Imitation is the sincerest form of flattery. And for Harlem designer Daniel “Dapper Dan” Day his praise has been a long time coming. From 1982-1992, Day designed knock-offs of Gucci, Louis Vuitton and Fendi originally for hustlers and then for celebrities and hip-hop artists, including Mike Tyson, LL Cool J and Eric B. and Rakim. Dapper Dan was known for making styles and sizes the luxury companies didn’t and wouldn’t offer.
The New York Times describes Day’s creations as “counterfeiting elevated to the level of art.”

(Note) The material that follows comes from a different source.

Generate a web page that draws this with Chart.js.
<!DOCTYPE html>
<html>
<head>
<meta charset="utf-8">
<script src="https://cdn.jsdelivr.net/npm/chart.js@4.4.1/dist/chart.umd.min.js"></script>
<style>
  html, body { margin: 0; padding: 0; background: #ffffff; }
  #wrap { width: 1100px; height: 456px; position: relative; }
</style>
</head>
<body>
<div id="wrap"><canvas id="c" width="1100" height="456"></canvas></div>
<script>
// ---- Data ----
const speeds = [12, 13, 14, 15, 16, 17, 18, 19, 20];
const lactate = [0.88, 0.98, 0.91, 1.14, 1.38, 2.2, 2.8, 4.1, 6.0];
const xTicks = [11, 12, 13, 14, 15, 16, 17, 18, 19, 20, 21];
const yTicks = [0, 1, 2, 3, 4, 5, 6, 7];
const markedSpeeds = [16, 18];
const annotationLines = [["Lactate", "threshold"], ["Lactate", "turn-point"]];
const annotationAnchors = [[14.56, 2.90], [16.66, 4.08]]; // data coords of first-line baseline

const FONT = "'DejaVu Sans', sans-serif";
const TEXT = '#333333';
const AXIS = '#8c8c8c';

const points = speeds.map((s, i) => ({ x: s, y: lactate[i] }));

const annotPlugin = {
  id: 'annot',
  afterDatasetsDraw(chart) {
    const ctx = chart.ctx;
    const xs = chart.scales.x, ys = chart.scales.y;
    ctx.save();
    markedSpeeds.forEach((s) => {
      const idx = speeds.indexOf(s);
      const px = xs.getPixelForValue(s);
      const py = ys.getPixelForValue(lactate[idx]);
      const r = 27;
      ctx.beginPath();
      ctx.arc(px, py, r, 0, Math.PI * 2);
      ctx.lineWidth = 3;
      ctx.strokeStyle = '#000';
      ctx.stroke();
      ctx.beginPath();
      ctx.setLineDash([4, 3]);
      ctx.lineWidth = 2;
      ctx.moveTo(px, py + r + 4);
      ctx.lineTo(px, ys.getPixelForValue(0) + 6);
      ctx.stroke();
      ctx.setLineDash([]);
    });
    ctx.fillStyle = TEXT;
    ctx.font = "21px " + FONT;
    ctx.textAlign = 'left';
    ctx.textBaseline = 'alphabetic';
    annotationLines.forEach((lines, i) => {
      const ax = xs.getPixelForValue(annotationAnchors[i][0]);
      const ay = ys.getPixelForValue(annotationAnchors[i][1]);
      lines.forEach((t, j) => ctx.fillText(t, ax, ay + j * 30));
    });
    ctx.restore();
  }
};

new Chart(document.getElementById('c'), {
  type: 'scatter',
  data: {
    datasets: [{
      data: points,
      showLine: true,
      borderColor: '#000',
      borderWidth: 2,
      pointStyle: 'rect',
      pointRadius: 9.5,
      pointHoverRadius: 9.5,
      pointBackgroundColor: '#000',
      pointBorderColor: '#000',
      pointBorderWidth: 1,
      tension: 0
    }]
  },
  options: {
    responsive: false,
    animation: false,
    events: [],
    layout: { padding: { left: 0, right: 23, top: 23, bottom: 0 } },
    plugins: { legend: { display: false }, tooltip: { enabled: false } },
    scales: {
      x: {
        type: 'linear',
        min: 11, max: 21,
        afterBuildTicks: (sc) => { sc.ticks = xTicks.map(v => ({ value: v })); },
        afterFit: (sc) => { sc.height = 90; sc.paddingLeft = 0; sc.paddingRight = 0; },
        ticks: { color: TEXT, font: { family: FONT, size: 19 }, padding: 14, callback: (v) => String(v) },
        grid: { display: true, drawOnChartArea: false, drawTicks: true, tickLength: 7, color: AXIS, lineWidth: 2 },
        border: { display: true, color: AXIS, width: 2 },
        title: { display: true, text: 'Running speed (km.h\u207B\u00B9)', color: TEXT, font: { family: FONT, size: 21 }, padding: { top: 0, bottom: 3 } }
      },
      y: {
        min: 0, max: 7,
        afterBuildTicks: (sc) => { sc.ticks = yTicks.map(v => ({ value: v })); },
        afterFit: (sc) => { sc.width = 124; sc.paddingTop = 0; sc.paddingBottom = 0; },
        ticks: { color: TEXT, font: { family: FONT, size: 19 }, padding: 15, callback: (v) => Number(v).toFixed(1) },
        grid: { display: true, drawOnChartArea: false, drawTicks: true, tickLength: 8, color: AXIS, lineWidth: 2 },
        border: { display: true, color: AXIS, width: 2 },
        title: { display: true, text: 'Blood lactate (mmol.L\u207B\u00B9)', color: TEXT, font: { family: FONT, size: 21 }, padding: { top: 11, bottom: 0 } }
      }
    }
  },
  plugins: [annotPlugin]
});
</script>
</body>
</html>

In a twist of fate, however, over the summer Gucci copied Dapper Dan, who ironically made a career copying them and other luxury brands, and social media was quick to point out the hypocrisy. The result is an official collaboration between the two fashion brands, and this time around, Gucci will supply Day with all the Gucci logos he once had to pirate.

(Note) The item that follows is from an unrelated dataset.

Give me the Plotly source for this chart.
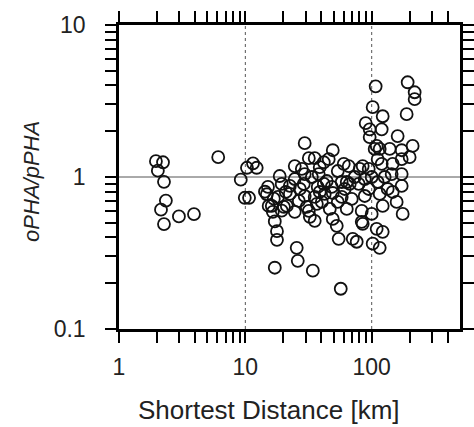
import plotly.graph_objects as go

# Shortest distance [km] and oPHA/pPHA ratio
dist_km = [
    1.96, 2.23, 2.03, 2.27, 2.35, 2.15, 2.27, 2.98, 3.92, 6.1, 9.2, 10.3, 11.5, 12.3, 9.9, 10.7,
    14.3, 15.1, 14.8, 15.3, 16.2, 16.8, 16.5, 17.1, 17.8, 17.8, 17.1, 18.1, 18.7, 19.4, 19.4,
    20.2, 21.3, 22.5, 24.6, 28.0, 24.6, 25.5, 26.0, 26.5,
    29.5, 31.8, 35.4, 29.0, 33.6, 38.1, 29.5, 35.4, 40.3, 31.8, 32.4, 34.2, 41.8, 45.7, 49.2,
    41.8, 48.3, 46.6, 52.9, 54.8, 56.9, 57.9, 57.9, 60.1, 65.8, 63.5, 67.0, 69.5,
    80.4, 94.7, 105.6, 96.4, 78.9, 94.7, 83.4, 100, 83.4, 109.5, 70.8, 76.1, 101.8, 115.7,
    84.9, 122.2, 122.2, 107.5, 101.8, 122.2, 89.7, 96.4, 120, 109.5, 138.8, 115.7, 84.9,
    120, 146.6,
    192.6, 218.8, 218.8, 189.1, 160.5, 172.7, 210.9, 172.7, 199.7, 143.9, 172.7, 146.6,
    172.7, 157.6, 175.9,
    29.5, 44.1, 38.8, 49.2, 30.6, 36.8, 63.5, 35.4, 49.2,
    22.5, 24.6, 27.0, 37.4, 42.5, 53.9, 61.2, 73.4, 88.1, 100, 111.5, 126.7, 133.8, 38.8,
    53.9, 88.1, 115.7, 20.9, 111.5,
]
ratio = [
    1.27, 1.25, 1.10, 0.93, 0.70, 0.61, 0.49, 0.55, 0.57, 1.35, 0.96, 1.15, 1.23, 1.15, 0.73, 0.73,
    0.80, 0.86, 0.77, 0.645, 0.645, 0.72, 0.59, 0.51, 0.44, 0.386, 0.253, 0.74, 1.015, 0.90, 0.60,
    0.636, 0.645, 0.873, 1.18, 1.13, 0.59, 0.342, 0.281, 0.696,
    1.67, 1.33, 1.33, 0.90, 1.0, 1.046, 0.75, 0.739, 0.686, 0.598, 0.547, 0.242, 1.25, 1.31, 1.50,
    0.90, 0.86, 0.617, 0.477, 0.392, 0.184, 0.927, 0.739, 1.22, 1.18, 0.927, 0.90, 0.717,
    1.13, 1.13, 1.53, 1.83, 0.90, 0.834, 0.598, 0.572, 0.507, 0.456, 0.392, 0.375, 0.364, 0.342,
    0.492, 0.436, 0.645, 3.95, 2.88, 2.51, 2.26, 2.06, 2.06, 1.60, 1.53, 1.53, 1.18,
    1.22, 1.22,
    4.20, 3.61, 3.25, 2.59, 1.86, 1.50, 1.60, 1.31, 1.35, 1.046, 1.046, 0.797,
    0.873, 0.686, 0.572,
    1.046, 0.941, 0.797, 0.785, 0.636, 0.665, 0.617, 0.515, 0.530,
    0.774, 0.97, 0.834, 0.86, 0.774, 0.686, 0.834, 1.0, 0.97, 1.0, 0.927, 1.0, 0.834, 1.16,
    1.095, 0.75, 0.774, 0.797, 1.31,
]

x_range_log = [0, 2.699]   # 1 .. 500 km
y_range_log = [-1, 1]      # 0.1 .. 10
x_major = [1, 10, 100]
x_major_text = ["1", "10", "100"]
y_major = [0.1, 1, 10]
y_major_text = ["0.1", "1", "10"]
x_minor = [2, 3, 4, 5, 6, 7, 8, 9, 20, 30, 40, 50, 60, 70, 80, 90, 200, 300, 400]
y_minor = [0.2, 0.3, 0.4, 0.5, 0.6, 0.7, 0.8, 0.9, 2, 3, 4, 5, 6, 7, 8, 9]
x_grid = [10, 100]
y_grid = [1]

font_family = "Liberation Sans, Arial, Helvetica, sans-serif"
text_color = "#222222"

fig = go.Figure(go.Scatter(
    x=dist_km,
    y=ratio,
    mode="markers",
    marker=dict(symbol="circle-open", size=12, color="#111111", line=dict(width=1.8)),
    showlegend=False,
))

axis_common = dict(
    type="log",
    automargin=False,
    showline=True,
    linecolor="black",
    linewidth=2.5,
    mirror="ticks",
    ticks="outside",
    ticklen=11,
    tickwidth=1.5,
    tickcolor="black",
    tickmode="array",
    showgrid=False,
    zeroline=False,
    tickfont=dict(family=font_family, size=23, color=text_color),
)

# every tick (decades labelled, intermediate ones blank) on one array of tick values
fig.update_xaxes(
    **axis_common, range=x_range_log, ticklabelstandoff=5,
    tickvals=x_major + x_minor,
    ticktext=x_major_text + [""] * len(x_minor),
)
fig.update_yaxes(
    **axis_common, range=y_range_log, ticklabelstandoff=15,
    tickvals=y_major + y_minor,
    ticktext=y_major_text + [""] * len(y_minor),
)

# grid lines at the inner decades
for v in x_grid:
    fig.add_shape(type="line", xref="x", yref="paper", x0=v, x1=v, y0=0, y1=1,
                  line=dict(color="#555555", width=1, dash="dot"), layer="below")
for v in y_grid:
    fig.add_shape(type="line", xref="paper", yref="y", x0=0, x1=1, y0=v, y1=v,
                  line=dict(color="#555555", width=1), layer="below")

# axis titles
fig.add_annotation(text="Shortest Distance [km]", xref="paper", yref="paper",
                   x=0.44, y=-0.266, xanchor="center", yanchor="middle", showarrow=False,
                   font=dict(family=font_family, size=26, color=text_color))
fig.add_annotation(text="<i>oPHA/pPHA</i>", xref="paper", yref="paper",
                   x=-0.255, y=0.484, xanchor="center", yanchor="middle", showarrow=False,
                   textangle=-90,
                   font=dict(family=font_family, size=22, color=text_color))

fig.update_layout(
    width=474,
    height=427,
    margin=dict(l=119, r=14, t=25, b=98),
    plot_bgcolor="white",
    paper_bgcolor="white",
)

fig.write_html("out.html")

As reported by the New York Times, in May 2017 at a cruise collection show in Florence, Italy, Alessandro Michele, the creative director of Gucci, sent a mink jacket down the runway that was, in essence, a stitch-by-stitch remake of a jacket Day had designed for (and in collaboration with) the Olympian Diane Dixon in 1989. The most significant change was that the Louis Vuitton-logo puff sleeves of the original had been converted into Gucci Gs.

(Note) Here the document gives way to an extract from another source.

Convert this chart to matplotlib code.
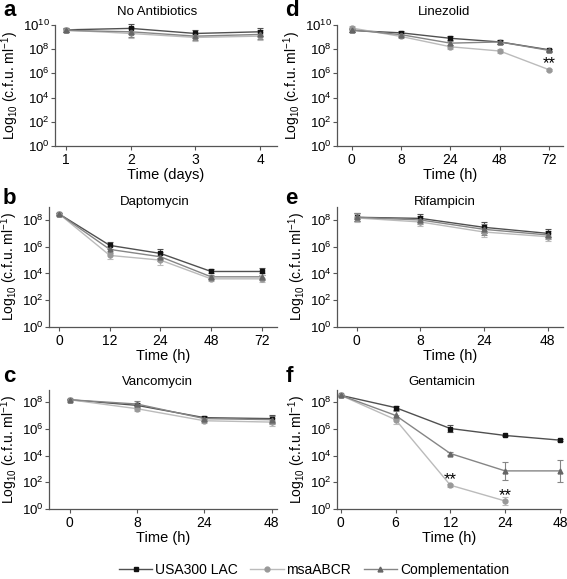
import numpy as np
import matplotlib
matplotlib.use("Agg")
import matplotlib.pyplot as plt
from matplotlib.lines import Line2D

plt.rcParams['font.family'] = ['Liberation Sans', 'DejaVu Sans']
plt.rcParams['mathtext.fontset'] = 'custom'
plt.rcParams['mathtext.rm'] = 'Liberation Sans'
plt.rcParams['mathtext.it'] = 'Liberation Sans'

# log10 c.f.u./ml; error in decades
a_x = ['1', '2', '3', '4']
a_usa = [9.6, 9.72, 9.3, 9.44]
a_msa = [9.58, 9.3, 8.97, 9.08]
a_comp = [9.55, 9.44, 9.08, 9.22]
a_err = [0.15, 0.4, 0.3, 0.35]

b_x = ['0', '12', '24', '48', '72']
b_usa = [8.45, 6.1, 5.5, 4.15, 4.15]
b_msa = [8.45, 5.35, 5.0, 3.6, 3.6]
b_comp = [8.45, 5.8, 5.25, 3.75, 3.75]
b_err = [0.05, 0.25, 0.35, 0.15, 0.25]

c_x = ['0', '8', '24', '48']
c_usa = [8.17, 7.75, 6.83, 6.76]
c_msa = [8.17, 7.5, 6.6, 6.5]
c_comp = [8.17, 7.85, 6.76, 6.68]
c_err = [0.05, 0.2, 0.15, 0.3]

d_x = ['0', '8', '24', '48', '72']
d_usa = [9.55, 9.35, 8.9, 8.6, 7.95]
d_msa = [9.75, 9.05, 8.2, 7.85, 6.3]
d_comp = [9.6, 9.2, 8.5, 8.6, 7.9]
d_err = [0.15, 0.15, 0.15, 0.2, 0.1]

e_x = ['0', '8', '24', '48']
e_usa = [8.2, 8.12, 7.45, 7.0]
e_msa = [8.15, 7.85, 7.1, 6.75]
e_comp = [8.2, 8.0, 7.3, 6.88]
e_err = [0.3, 0.3, 0.4, 0.3]

f_x = ['0', '6', '12', '24', '48']
f_usa = [8.5, 7.58, 6.02, 5.5, 5.15]
f_msa = [8.5, 6.68, 1.78, 0.6, np.nan]
f_comp = [8.5, 7.0, 4.15, 2.85, 2.85]
f_err_usa = [0.05, 0.15, 0.25, 0.05, 0.05]
f_err_msa = [0.05, 0.35, 0.1, 0.3, 0.0]
f_err_comp = [0.05, 0.3, 0.1, 0.7, 0.8]

styles = [
    ('USA300 LAC', 's', '#111111', '#505050'),
    ('msaABCR', 'o', '#999999', '#bbbbbb'),
    ('Complementation', '^', '#666666', '#858585'),
]

W, H = 567, 579
fig = plt.figure(figsize=(W / 100, H / 100), dpi=100)


def make_ax(left, right, top, bottom):
    return fig.add_axes([left / W, 1 - bottom / H, (right - left) / W, (bottom - top) / H])


def px_text(x, y, s, **kw):
    fig.text(x / W, 1 - y / H, s, **kw)


def draw(ax, xt, series, errs, xlabel, ymax, xlim):
    x = np.arange(len(xt))
    for (name, mk, mc, lc), y, e in zip(styles, series, errs):
        y = np.array(y, dtype=float)
        e = np.array(e, dtype=float)
        v = 10 ** y
        lo = v - 10 ** (y - e)
        hi = 10 ** (y + e) - v
        ax.errorbar(x, v, yerr=[lo, hi], color=lc, ecolor=lc, lw=1.0,
                    elinewidth=0.8, capsize=2, capthick=0.8,
                    marker=mk, ms=3.5, mfc=mc, mec=mc, zorder=3, clip_on=False)
    ax.set_yscale('log')
    ax.set_ylim(1, ymax)
    ax.set_xlim(*xlim)
    ax.set_yticks([10.0 ** k for k in range(0, 11, 2) if 10.0 ** k <= ymax * 1.01])
    ax.yaxis.set_minor_locator(matplotlib.ticker.NullLocator())
    ax.set_xticks(x)
    ax.set_xticklabels(xt, fontsize=10)
    ax.tick_params(axis='y', labelsize=9.5, length=3, width=0.8, color='#555555', pad=1)
    ax.tick_params(axis='x', length=3, width=0.8, color='#555555', pad=2)
    for s in ['top', 'right']:
        ax.spines[s].set_visible(False)
    for s in ['left', 'bottom']:
        ax.spines[s].set_color('#555555')
        ax.spines[s].set_linewidth(0.9)
    ax.set_xlabel(xlabel, fontsize=10.5, labelpad=1)
    ax.set_ylabel('Log$_{10}$ (c.f.u. ml$^{-1}$)', fontsize=10, labelpad=1)


ax_a = make_ax(55, 277, 25, 146)
draw(ax_a, a_x, [a_usa, a_msa, a_comp], [a_err] * 3, 'Time (days)', 1e10, (-0.17, 3.26))

ax_d = make_ax(337, 563, 25, 146)
draw(ax_d, d_x, [d_usa, d_msa, d_comp], [d_err] * 3, 'Time (h)', 1e10, (-0.3, 4.28))
ax_d.text(4, 10 ** (d_msa[4] + 0.1), '**', ha='center', va='baseline', fontsize=12)

ax_b = make_ax(49, 277, 207, 327)
draw(ax_b, b_x, [b_usa, b_msa, b_comp], [b_err] * 3, 'Time (h)', 10 ** 8.97, (-0.2, 4.3))

ax_e = make_ax(337, 563, 207, 327)
draw(ax_e, e_x, [e_usa, e_msa, e_comp], [e_err] * 3, 'Time (h)', 10 ** 8.97, (-0.31, 3.24))

ax_c = make_ax(49, 277, 390, 509)
draw(ax_c, c_x, [c_usa, c_msa, c_comp], [c_err] * 3, 'Time (h)', 10 ** 8.9, (-0.31, 3.08))

ax_f = make_ax(337, 561, 390, 509)
draw(ax_f, f_x, [f_usa, f_msa, f_comp], [f_err_usa, f_err_msa, f_err_comp],
     'Time (h)', 10 ** 8.9, (-0.07, 4.02))
for i in [2, 3]:
    ax_f.text(i, 10 ** (f_msa[i] + 0.05), '**', ha='center', va='baseline', fontsize=12)

# titles and panel letters
titles = [(157, 12, 'No Antibiotics'), (444, 12, 'Linezolid'),
          (155, 202, 'Daptomycin'), (445, 202, 'Rifampicin'),
          (157, 382, 'Vancomycin'), (442, 382, 'Gentamicin')]
for tx, ty, t in titles:
    px_text(tx, ty, t, ha='center', va='center', fontsize=9.5)
letters = [(3, 11, 'a'), (285, 11, 'd'), (3, 199, 'b'), (285, 199, 'e'),
           (3, 376, 'c'), (286, 376, 'f')]
for lx, ly, t in letters:
    px_text(lx, ly, t, ha='left', va='center', fontsize=16, fontweight='bold')

handles = [Line2D([], [], color=lc, marker=mk, mfc=mc, mec=mc, ms=3.5, lw=1.0)
           for name, mk, mc, lc in styles]
fig.legend(handles, [s[0] for s in styles], loc='center', bbox_to_anchor=(314 / W, 1 - 570 / H),
           ncol=3, frameon=False, fontsize=10, handlelength=2.4, columnspacing=0.9,
           handletextpad=0.2, borderpad=0, borderaxespad=0)

fig.savefig('out.png', dpi=100)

“I was very surprised,” Day said in an interview with the Times. “Everyone was. It was a wild moment.” The jacket and his original were “very similar — unmistakably similar.”
On Instagram, Dixon put up a post comparing the two jackets and demanded that Dapper Dan be credited. Black Twitter was ignited. And an op-ed in Teen Vogue dubbed the Dapper Dan/Gucci controversy as an example of “how the fashion industry fails black people.”
Vice went as far as accusing the clothing label of “ruining culture.”
According the Times, Gucci quickly said that the piece was an homage to Day’s creations – and not appropriation.
“For me, we can talk about appropriation a lot,” Michele told the Times. “I didn’t put a caption on it because it was so clear. I wanted people to recognize Dapper on the catwalk. It wasn’t appropriation, it was a homage, to me.”
Michele, added: “I understand that I am putting my hands in a kind of very delicate playground, the black community. But I love the black community. I think they have a big voice in terms of fashion.”
Since Day’s shop closed in 1992, we haven’t seen or heard much from the designer although he occasionally designs for private customers including Floyd Mayweather Jr.
But the Times reports that by the end of 2017, however, he is scheduled to open a second-generation Dapper Dan’s as a by-appointment studio for custom commissions, staffed hopefully with some of the original tailors, and “powered” by Gucci, which will now supply the raw materials.
An even bigger feat, the two design houses will collaborate on a capsule collection that will be produced and sold in Gucci stores worldwide next spring. The sharp dressed Day is also the model in Gucci’s new tailoring ad campaign, shot on the streets of Harlem.
“The thing that’s amazing is, what’s being celebrated today was shut down,” said Stephen Stoute, the founder and chief executive of the marketing and branding firm Translation, who helped to facilitate the partnership between Dapper Dan and Gucci.
“The couture guys were sitting in Italy, in Paris, deciding to shut it down, rather than embrace it. Now we look up in 2017, and Dan is the feature in their global advertising campaign. They’re releasing a collection that’s going to be in all locations around the world. We’re bringing Gucci to Harlem.”
Day also has a memoir, due out in 2018.